[TASK BRIEF]
Your task is to retype the lines from the opening of the material through the line that includes "series = [s8, s16, s24, s32]". Do not copy the pictures.

[DATA EXTRACT]
★ ★ ★ ★ ★ ★ ★
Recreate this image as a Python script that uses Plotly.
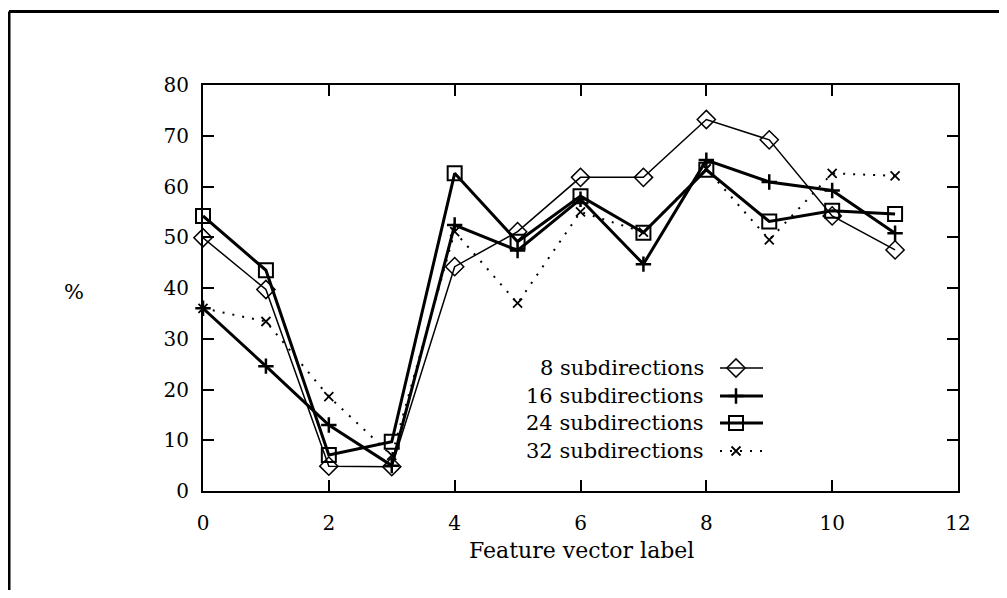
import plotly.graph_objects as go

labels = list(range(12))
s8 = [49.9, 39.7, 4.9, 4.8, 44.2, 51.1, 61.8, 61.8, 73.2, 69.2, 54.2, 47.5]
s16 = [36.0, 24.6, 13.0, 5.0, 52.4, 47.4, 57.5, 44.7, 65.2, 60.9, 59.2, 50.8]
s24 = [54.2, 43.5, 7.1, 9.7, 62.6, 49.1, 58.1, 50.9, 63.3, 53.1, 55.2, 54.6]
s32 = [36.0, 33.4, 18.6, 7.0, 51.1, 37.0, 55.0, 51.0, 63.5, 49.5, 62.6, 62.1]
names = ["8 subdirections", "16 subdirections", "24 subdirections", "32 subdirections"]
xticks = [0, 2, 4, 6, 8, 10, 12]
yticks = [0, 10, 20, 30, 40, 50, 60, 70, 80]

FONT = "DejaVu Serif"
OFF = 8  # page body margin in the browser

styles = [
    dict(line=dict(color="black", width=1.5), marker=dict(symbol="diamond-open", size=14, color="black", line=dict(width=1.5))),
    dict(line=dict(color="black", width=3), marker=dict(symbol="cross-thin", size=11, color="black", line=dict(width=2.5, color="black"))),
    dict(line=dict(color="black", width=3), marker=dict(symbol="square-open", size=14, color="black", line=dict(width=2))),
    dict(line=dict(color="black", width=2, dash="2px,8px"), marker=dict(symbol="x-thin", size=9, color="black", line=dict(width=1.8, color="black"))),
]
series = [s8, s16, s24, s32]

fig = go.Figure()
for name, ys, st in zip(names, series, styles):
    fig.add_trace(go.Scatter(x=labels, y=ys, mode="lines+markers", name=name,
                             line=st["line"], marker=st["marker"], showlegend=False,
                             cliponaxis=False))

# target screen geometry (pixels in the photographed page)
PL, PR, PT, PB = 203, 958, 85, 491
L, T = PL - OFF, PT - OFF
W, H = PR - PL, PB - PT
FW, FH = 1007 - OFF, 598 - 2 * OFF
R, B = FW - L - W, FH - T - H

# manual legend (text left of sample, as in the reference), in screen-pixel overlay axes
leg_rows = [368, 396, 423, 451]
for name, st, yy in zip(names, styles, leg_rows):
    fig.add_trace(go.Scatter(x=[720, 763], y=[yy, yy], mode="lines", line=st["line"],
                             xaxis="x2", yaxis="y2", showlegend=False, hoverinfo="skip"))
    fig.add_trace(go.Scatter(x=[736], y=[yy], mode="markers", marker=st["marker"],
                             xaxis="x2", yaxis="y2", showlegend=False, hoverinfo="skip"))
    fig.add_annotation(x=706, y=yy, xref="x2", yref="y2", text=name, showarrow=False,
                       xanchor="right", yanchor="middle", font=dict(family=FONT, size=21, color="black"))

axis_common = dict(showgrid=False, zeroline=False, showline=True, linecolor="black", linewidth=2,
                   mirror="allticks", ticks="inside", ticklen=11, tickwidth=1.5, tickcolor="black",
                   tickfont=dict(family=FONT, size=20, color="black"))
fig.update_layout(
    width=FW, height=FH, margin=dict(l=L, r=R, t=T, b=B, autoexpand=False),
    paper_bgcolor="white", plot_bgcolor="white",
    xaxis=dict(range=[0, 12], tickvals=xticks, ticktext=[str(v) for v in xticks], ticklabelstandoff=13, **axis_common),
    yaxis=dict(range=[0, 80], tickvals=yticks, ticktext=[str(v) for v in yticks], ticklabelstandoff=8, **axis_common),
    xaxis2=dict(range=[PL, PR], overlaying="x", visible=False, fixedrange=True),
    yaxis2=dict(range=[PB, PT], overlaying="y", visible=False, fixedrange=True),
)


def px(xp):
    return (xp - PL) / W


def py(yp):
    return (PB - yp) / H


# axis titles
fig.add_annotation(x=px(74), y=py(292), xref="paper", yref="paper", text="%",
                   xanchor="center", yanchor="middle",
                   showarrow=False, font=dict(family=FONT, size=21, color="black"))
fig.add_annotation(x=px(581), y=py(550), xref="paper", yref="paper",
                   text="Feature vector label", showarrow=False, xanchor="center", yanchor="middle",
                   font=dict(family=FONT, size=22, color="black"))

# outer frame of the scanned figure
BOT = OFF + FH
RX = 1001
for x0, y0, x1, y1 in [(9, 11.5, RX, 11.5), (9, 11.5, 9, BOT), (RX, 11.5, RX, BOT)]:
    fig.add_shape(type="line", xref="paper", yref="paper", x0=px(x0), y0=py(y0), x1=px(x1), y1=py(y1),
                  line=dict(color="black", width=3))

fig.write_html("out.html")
★ ★ ★ ★ ★ ★ ★
[COMPLETE OUTPUT]
Recreate this image as a Python script that uses Plotly.
import plotly.graph_objects as go

labels = list(range(12))
s8 = [49.9, 39.7, 4.9, 4.8, 44.2, 51.1, 61.8, 61.8, 73.2, 69.2, 54.2, 47.5]
s16 = [36.0, 24.6, 13.0, 5.0, 52.4, 47.4, 57.5, 44.7, 65.2, 60.9, 59.2, 50.8]
s24 = [54.2, 43.5, 7.1, 9.7, 62.6, 49.1, 58.1, 50.9, 63.3, 53.1, 55.2, 54.6]
s32 = [36.0, 33.4, 18.6, 7.0, 51.1, 37.0, 55.0, 51.0, 63.5, 49.5, 62.6, 62.1]
names = ["8 subdirections", "16 subdirections", "24 subdirections", "32 subdirections"]
xticks = [0, 2, 4, 6, 8, 10, 12]
yticks = [0, 10, 20, 30, 40, 50, 60, 70, 80]

FONT = "DejaVu Serif"
OFF = 8  # page body margin in the browser

styles = [
    dict(line=dict(color="black", width=1.5), marker=dict(symbol="diamond-open", size=14, color="black", line=dict(width=1.5))),
    dict(line=dict(color="black", width=3), marker=dict(symbol="cross-thin", size=11, color="black", line=dict(width=2.5, color="black"))),
    dict(line=dict(color="black", width=3), marker=dict(symbol="square-open", size=14, color="black", line=dict(width=2))),
    dict(line=dict(color="black", width=2, dash="2px,8px"), marker=dict(symbol="x-thin", size=9, color="black", line=dict(width=1.8, color="black"))),
]
series = [s8, s16, s24, s32]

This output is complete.